Teachman’s day encapsulated the first round for the No. 5-ranked Lady Tigers, a round that saw them bolt to the lead with front-nine pyrotechnics only to limp in with a little tape to help them hold things together.
It was a day filled with dramatic scoring swings for many teams, and LSU was no different.
The Lady Tigers went from five back of Virginia to five in front after a Cavalier player was disqualified for signing an incorrect scorecard to seven back of Alabama at the end of the day with a 5-over 293 that left LSU in a tie for seventh with Purdue.
“I’m exhausted,” Teachman said.
Experience has taught LSU coach Karen Bahnsen — the program’s first signee and a competitor on its first NCAA tournament team in 1982 — to focus on the big picture.
“It’s a four-day tournament,” said Bahnsen, LSU’s coach for 28 seasons. “We gave away a few strokes at the end that we didn’t need to, but seven shots is nothing in team golf. That’s one or two holes.”
Teachman turned in 5-under 31, opening her front nine by holing out a wedge from 117 yards on the par-4 first hole and closing it by reaching the par-5 ninth in two and draining the putt.
“The back nine was more of a struggle,” said Teachman, who aggravated an old wrist injury on the 12th hole. “I sort of lost my tempo and got fatigued.”
Still, the former University High standout is tied for fifth after shooting what ties for the fourth-lowest NCAA Championship round in program history.
Freshman Madeline Sagstrom made an impressive NCAA debut with a 2-under 70 despite complaining of trouble with the Legend Club’s increasingly harder and faster greens, which were converted from bent grass to a hybrid strain of Bermuda in August.
Sophomore Lindsey Gahm, a former Indiana transfer also playing in her first NCAA tournament, shot a 76. Jacqueline Hedwall fought a losing battle with the greens, requiring 41 putts to get home in a round of 83 that tied the highest score turned in Tuesday.

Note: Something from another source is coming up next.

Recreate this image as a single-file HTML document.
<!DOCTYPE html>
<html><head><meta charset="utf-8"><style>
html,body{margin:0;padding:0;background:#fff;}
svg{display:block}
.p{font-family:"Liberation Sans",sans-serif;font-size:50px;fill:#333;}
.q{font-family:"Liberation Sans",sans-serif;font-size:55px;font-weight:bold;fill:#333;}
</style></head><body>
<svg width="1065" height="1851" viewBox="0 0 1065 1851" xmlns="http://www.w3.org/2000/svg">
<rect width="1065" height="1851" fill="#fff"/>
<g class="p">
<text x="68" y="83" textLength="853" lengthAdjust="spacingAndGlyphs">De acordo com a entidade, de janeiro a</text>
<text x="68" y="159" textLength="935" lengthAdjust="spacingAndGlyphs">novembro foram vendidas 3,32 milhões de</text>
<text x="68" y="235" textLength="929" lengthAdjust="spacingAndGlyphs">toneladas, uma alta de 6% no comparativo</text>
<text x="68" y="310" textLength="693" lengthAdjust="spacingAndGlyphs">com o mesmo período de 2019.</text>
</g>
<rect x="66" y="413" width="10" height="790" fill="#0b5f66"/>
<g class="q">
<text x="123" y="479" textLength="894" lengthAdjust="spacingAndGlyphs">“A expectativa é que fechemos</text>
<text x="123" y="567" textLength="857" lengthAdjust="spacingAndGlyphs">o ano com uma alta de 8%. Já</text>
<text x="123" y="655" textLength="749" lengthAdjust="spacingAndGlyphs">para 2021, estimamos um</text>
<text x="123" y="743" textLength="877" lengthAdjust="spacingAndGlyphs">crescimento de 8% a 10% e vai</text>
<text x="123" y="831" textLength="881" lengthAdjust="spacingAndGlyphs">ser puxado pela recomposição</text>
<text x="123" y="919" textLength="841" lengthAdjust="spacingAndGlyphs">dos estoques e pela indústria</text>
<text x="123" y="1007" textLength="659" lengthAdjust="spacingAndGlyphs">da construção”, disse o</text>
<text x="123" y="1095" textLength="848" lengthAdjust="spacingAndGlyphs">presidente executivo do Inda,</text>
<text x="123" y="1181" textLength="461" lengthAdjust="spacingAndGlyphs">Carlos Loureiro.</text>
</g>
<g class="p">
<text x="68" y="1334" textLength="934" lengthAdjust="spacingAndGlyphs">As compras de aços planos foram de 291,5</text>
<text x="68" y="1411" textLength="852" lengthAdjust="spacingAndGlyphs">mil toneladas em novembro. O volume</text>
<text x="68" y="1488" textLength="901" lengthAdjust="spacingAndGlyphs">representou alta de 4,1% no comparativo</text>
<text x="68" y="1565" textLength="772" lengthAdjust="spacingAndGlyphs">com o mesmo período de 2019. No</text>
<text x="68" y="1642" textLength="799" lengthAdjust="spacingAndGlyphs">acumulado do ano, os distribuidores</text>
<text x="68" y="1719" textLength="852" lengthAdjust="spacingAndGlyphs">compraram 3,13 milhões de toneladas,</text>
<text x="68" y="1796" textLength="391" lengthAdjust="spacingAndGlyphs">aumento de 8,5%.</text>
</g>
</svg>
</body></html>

Meanwhile, defending champion Austin Ernst got off to a rocky start as well. The LSU sophomore’s drive leaked right into the lake that stalks the fairway on the par-5 18th. She then compounded the damage by three-putting for a double bogey that left her at 6-over 78.
“She didn’t make any putts today,” Bahnsen said. “She definitely felt some pressure. As we know, she shot a 77 last year and came back with a couple of 66s. All this (round) did was make her mad.”

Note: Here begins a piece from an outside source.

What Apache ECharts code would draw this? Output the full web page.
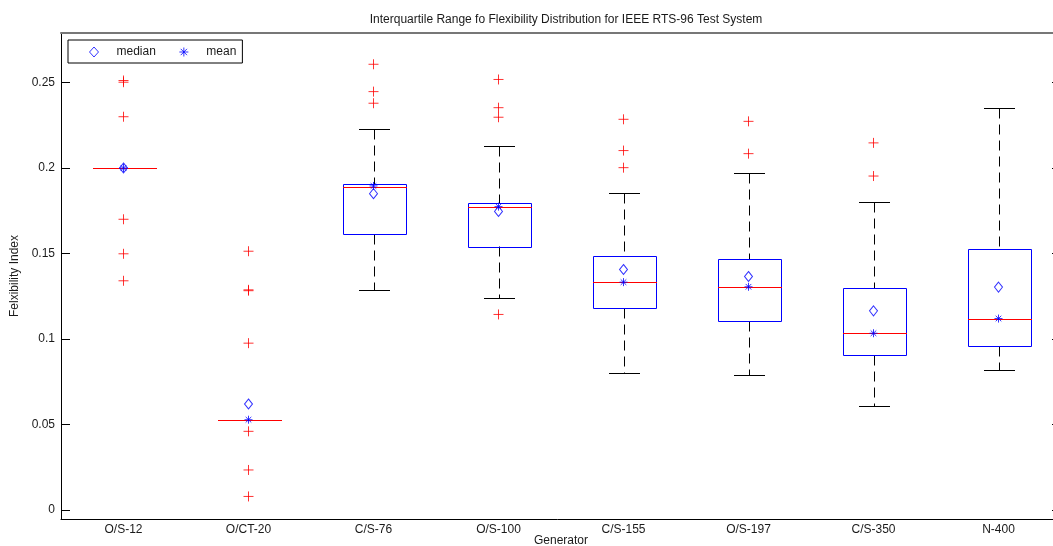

Virginia had reason to be mad after losing the team lead when sophomore Elizabeth Brightwell signed for a 71 that was actually a 72.
By rule, Brightwell was disqualified from the individual competition, although her score can still count toward the Cavaliers’ team total the rest of the tournament.
If Brightwell had signed for a 72, Virginia would have had the team lead at 5-under 283. As it was the Cavaliers had to count a 77 from Briana Mao, a score that virtually offset the tournament-leading 66 shot by Virginia’s Portland Rosen.
Rosen was the first player to tee off Tuesday morning and her score held up all day. She has a one-stroke lead over Purdue’s Laura Gonzalez and a two-stroke lead over Alabama’s Brooke Pancake and Catherine O’Donnell of North Carolina.
“I feel bad for Elizabeth and bad for the team,” UVA coach Kim Lewellen said. “We just have to go out there and keep playing.”
The disqualification put Virginia at even par 288, two strokes back of Alabama.
“I feel bad for” Virginia, said Alabama coach Mic Potter. “They’re a great group of kids. As a coach, you’re scared to death when they walk out of that scorer’s tent.”
Alabama teed off on the 10th hole and finished on the easier front nine, something LSU hopes will work to its advantage in Wednesday’s second round.
“I like to hunt,” Sagstrom said. “It’s easier to hunt than to be chased. It makes us want it even more.”